As recentes conclusões do estudo realizado pela Organização Mundial da Saúde dão conta daquilo que já observamos na prática clínica, e que torna imperativo refletirmos: o estado mental e psicológico dos adolescentes está mais debilitado, atribuindo-se muito desse estado à pandemia.
Há um acréscimo de diagnósticos de ansiedade e depressão nos adolescentes, e de sintomas como dificuldades em dormir, dificuldades ao nível da socialização (sentimento de pertença) e um maior sentimento de infelicidade. Esse sentimento é que o mais tem caracterizado a procura à consulta de psicologia. A determinado momento da vida, adulta, do individuo é normal questionar-se sobre a sua vida, sentimento de vazio e desejo de inexistência, no entanto, é catastrófico haver adolescentes com esse sentimento. O adulto poderá passar por esse momento como algo renovador, a oportunidade de mudança para uma existência com sentido, o adolescente não tem a vivência nem a maturidade para essa transformação: há só um “nada”. Atente-se: num e noutro caso é importante o apoio psicológico/psicoterapêutico.
Comparativamente com o estudo realizado em 2018, há também um maior sentimento dos jovens de menor apoio familiar e maior perceção de que estão sozinhos. Em 2020, quando confinamos, alguém me questionou “achas que os jovens vão desenvolver perturbações como ansiedade e ficar mal?” Respondi: “com muita probabilidade desenvolverão maiores níveis de ansiedade e de outras perturbações, no entanto, tudo terá a ver como está a ‘saúde mental e relacional’ dessa família, como é a relação com os pais, como esses pais estão ao nível da sua própria saúde psicológica e se relacionam no seio familiar”. A verdade, é que os dados apresentados sobre os adolescentes poderiam ser apresentados sobre os adultos: mais ansiedade, mais depressão, mais tendência ao isolamento, mais desconexão, muito mais ligação às redes sociais.

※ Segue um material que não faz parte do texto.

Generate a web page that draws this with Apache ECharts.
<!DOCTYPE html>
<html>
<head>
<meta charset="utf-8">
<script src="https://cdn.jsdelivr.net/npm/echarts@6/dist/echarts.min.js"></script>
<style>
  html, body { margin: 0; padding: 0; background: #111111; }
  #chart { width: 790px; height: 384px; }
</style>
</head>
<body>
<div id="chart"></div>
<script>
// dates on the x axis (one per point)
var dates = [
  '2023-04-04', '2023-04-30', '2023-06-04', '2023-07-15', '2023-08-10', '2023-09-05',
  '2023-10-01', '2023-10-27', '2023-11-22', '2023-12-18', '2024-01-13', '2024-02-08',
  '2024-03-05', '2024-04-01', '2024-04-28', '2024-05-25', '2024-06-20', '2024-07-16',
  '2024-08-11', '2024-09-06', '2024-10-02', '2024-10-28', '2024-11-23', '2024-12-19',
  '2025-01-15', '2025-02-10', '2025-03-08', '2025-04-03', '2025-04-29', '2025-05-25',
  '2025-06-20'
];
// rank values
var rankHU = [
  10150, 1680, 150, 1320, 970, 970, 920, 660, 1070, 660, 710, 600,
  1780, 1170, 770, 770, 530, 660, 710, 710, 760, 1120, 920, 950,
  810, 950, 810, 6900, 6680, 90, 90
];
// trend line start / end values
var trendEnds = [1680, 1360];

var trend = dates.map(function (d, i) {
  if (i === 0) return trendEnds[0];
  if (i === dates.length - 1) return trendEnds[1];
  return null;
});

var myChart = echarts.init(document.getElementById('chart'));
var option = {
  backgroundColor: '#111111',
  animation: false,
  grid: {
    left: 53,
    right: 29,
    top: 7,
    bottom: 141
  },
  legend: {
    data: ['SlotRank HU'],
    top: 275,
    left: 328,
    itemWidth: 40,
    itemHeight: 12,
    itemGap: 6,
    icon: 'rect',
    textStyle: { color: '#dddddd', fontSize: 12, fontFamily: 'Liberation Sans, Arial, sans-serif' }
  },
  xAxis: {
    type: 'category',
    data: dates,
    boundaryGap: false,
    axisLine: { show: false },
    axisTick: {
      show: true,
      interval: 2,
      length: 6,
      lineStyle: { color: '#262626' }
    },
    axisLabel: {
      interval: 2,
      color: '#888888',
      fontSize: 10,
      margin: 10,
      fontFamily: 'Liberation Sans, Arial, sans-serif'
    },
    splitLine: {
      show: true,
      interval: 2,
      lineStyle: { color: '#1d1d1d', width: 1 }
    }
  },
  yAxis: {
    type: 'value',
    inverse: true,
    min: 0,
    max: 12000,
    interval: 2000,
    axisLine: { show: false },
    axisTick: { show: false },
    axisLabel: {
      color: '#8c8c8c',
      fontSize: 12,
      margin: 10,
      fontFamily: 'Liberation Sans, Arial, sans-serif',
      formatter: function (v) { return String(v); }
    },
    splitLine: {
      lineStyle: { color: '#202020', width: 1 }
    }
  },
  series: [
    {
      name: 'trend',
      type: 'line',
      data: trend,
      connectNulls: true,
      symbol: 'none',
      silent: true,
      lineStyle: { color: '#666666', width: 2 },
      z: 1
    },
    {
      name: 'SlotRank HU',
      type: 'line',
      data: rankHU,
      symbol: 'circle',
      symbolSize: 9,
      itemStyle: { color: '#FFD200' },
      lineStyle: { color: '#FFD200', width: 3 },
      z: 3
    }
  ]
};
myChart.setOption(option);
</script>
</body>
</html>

O adolescente é, muitas vezes, o reflexo do que se passa, ou MASCARA, no seio familiar, aquilo que é óbvio, e sobretudo, o que não é óbvio no seio familiar, a forma como cada um dos elementos vive a sua vida, como está psicologicamente e como se relacionam entre si. Por vezes, é o adolescente que revela problemas psicológicos ou psiquiátricos, mas o cesto total (família) está doente na sua forma de interação. Presos nas suas próprias angústias, estados depressivos mascarados – ou não -, frustrações de uma vida corrida ou vazia, ou simplesmente num deixa-andar acutilante para adolescentes que precisam ser olhados e sentidos.
Quantas das famílias (pais) se sentam num final do dia para estarem na sala com os seus filhos? Quantos conversam realmente sobre os seus dias, mais do que questionamentos e pressões? Quantos tentam ver e perceber que “coisas” andam eles a ver, a acompanhar nas redes sociais e nas “Netflix desta vida”? Há um mundo incontrolável fora de cada casa: a internet. Não há como conseguir-se controlar todas as conversas, o mundo que se passa em cada adolescente com acesso à internet. Há mundos paralelos a acontecer em cada um, seria pedir o impossível que os pais conseguissem controlar isso. Mas é possível, pelo menos, ir estando atento, conversar, para que possam por algum tempo não estar presos ao consumo viciante às redes e aplicações. Manter regras em casa, sobretudo do não uso das tecnologias antes de ir dormir.
Este não é um problema dos adolescentes: é de uma sociedade, de cada um de nós. Acordar para a vida, implica querer saber de si mesmo, responsabilizar-se e não permitir achar-se que os outros ou alguém tem que determinar o que quer fazer da sua vida. Quando os adolescentes tiverem como referência adultos com identidade, com responsabilidade pelas escolhas que fazem, mais autênticos, talvez se sintam mais seguros, protegidos, e a saber que podem confiar, porque da mesma forma que esses adultos têm consciência de si mesmos, liderem pela referência.